A longtime collector of race cars and a racer and race team owner himself (he took eighth place in last year's Long Beach Grand Prix), Marconi decided to bring together his scattered collection under one roof as a way to help local children's charities. All museum profits, from admission fees (kids under 12 get in free) to facility rentals (private groups rent the place for $5,000 a night or more) will be turned over to the nonprofit Marconi Foundation for Kids, which will then make donations to the Olive Crest home for abused children, the Covenant House shelter for women and children and Children's Hospital of Orange County's pediatric AIDS unit. Marconi, who said he plans to tap his celebrity friends (among them Elton John and Bruce Jenner) to host events, expects to raise $1 million a year from the project.

Housed in a 25,000-square-foot warehouse, the museum is accessible in every sense of the word.
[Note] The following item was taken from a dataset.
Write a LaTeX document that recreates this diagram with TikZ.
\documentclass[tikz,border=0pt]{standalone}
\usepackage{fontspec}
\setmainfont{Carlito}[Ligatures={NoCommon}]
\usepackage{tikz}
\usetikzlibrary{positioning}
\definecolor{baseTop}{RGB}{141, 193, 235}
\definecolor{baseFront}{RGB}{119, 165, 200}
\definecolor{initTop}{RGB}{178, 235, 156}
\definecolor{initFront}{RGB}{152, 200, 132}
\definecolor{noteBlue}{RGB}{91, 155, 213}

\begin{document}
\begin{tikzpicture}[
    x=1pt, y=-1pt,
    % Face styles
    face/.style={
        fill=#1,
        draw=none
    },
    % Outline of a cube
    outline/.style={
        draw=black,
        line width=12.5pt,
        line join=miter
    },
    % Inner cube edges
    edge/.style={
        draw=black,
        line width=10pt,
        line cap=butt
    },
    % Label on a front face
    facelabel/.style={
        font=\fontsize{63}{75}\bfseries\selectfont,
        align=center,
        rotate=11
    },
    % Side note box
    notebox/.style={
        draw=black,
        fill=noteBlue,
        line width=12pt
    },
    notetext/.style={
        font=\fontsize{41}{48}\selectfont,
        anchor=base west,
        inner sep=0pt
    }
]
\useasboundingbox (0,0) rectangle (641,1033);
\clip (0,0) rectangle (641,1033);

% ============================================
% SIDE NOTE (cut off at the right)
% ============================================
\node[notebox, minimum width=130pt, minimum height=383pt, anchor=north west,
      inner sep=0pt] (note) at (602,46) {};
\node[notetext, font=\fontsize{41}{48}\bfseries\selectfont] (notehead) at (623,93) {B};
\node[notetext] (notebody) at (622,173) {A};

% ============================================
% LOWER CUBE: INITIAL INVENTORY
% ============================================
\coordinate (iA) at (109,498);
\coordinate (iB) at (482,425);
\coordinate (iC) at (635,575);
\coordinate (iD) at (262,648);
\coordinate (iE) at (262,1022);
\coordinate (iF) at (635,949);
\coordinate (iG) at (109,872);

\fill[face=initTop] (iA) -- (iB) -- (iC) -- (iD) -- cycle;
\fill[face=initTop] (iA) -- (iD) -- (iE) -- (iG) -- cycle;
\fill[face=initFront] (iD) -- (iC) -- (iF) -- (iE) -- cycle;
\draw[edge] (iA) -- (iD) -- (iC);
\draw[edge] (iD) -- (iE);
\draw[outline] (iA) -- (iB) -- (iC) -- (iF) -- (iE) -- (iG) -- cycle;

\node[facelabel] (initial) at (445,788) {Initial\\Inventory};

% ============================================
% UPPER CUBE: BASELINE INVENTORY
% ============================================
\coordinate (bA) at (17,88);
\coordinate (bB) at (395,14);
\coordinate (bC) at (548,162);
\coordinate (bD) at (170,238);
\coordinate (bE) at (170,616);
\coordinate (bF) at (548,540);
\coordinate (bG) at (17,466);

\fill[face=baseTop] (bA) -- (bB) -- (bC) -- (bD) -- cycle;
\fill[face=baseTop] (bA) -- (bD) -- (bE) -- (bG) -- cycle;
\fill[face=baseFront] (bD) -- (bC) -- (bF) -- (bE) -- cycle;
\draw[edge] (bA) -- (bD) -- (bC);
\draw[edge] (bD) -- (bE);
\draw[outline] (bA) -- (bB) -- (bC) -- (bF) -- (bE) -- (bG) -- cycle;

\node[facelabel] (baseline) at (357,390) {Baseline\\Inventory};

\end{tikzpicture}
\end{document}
No velvet ropes or glass walls separate visitors from the cars; there's only the specially treated air (the product of a filtration system used in hospitals) pumped into the room to help protect the cars' glossy finishes.

In fact, one of the most accessible cars in the collection is also one of the most valuable. It is the Lola T-9300, a studly, 750-horsepower racer that Mario Andretti drove at Phoenix International Raceway in his last race before retiring in 1994. Anyone who wants to climb inside the car for a fantasy spin is welcome to do so (don't sweat it, parents, the engine's been removed); Marconi requests only that visitors ask a museum staff person for assistance and that they remove any personal items that could scratch the car.

On a recent weekday tour of the museum, Marconi explained his reasoning: "This car was built to take a cement wall at 200 m.p.h. A kid isn't going to hurt it."

Also awaiting hands-on exploration is a cherry-red, 1937 Ahrens-Fox Fire Engine. It has been painstakingly restored, all the way from its bulbous silver 1,000-gallons-a-minute water pump to its gleaming alarm bell (which kids can ring from the passenger seat). In the near future, kids will also be able to operate its lights and siren.

On any given week, Marconi designates a third vehicle for hands-on use. Maybe it will be a Lamborghini, a Maserati or, if you're lucky, a personal favorite of Marconi's, his "rolling sculpture," a Ferrari.

The grandfather of the museum's Ferraris stands near the entrance. It is a 1950 195-S, thought to be the 53rd car that Enzo Ferrari built. Crimson, curvy yet decidedly macho, it is one of only three such cars ever built--the second is in a Swiss museum, the third was destroyed in a crash. And yes, it runs. Marconi and his son John drove it in the 1988 Mille Miglia Rally, a 1,000-mile road race in Italy.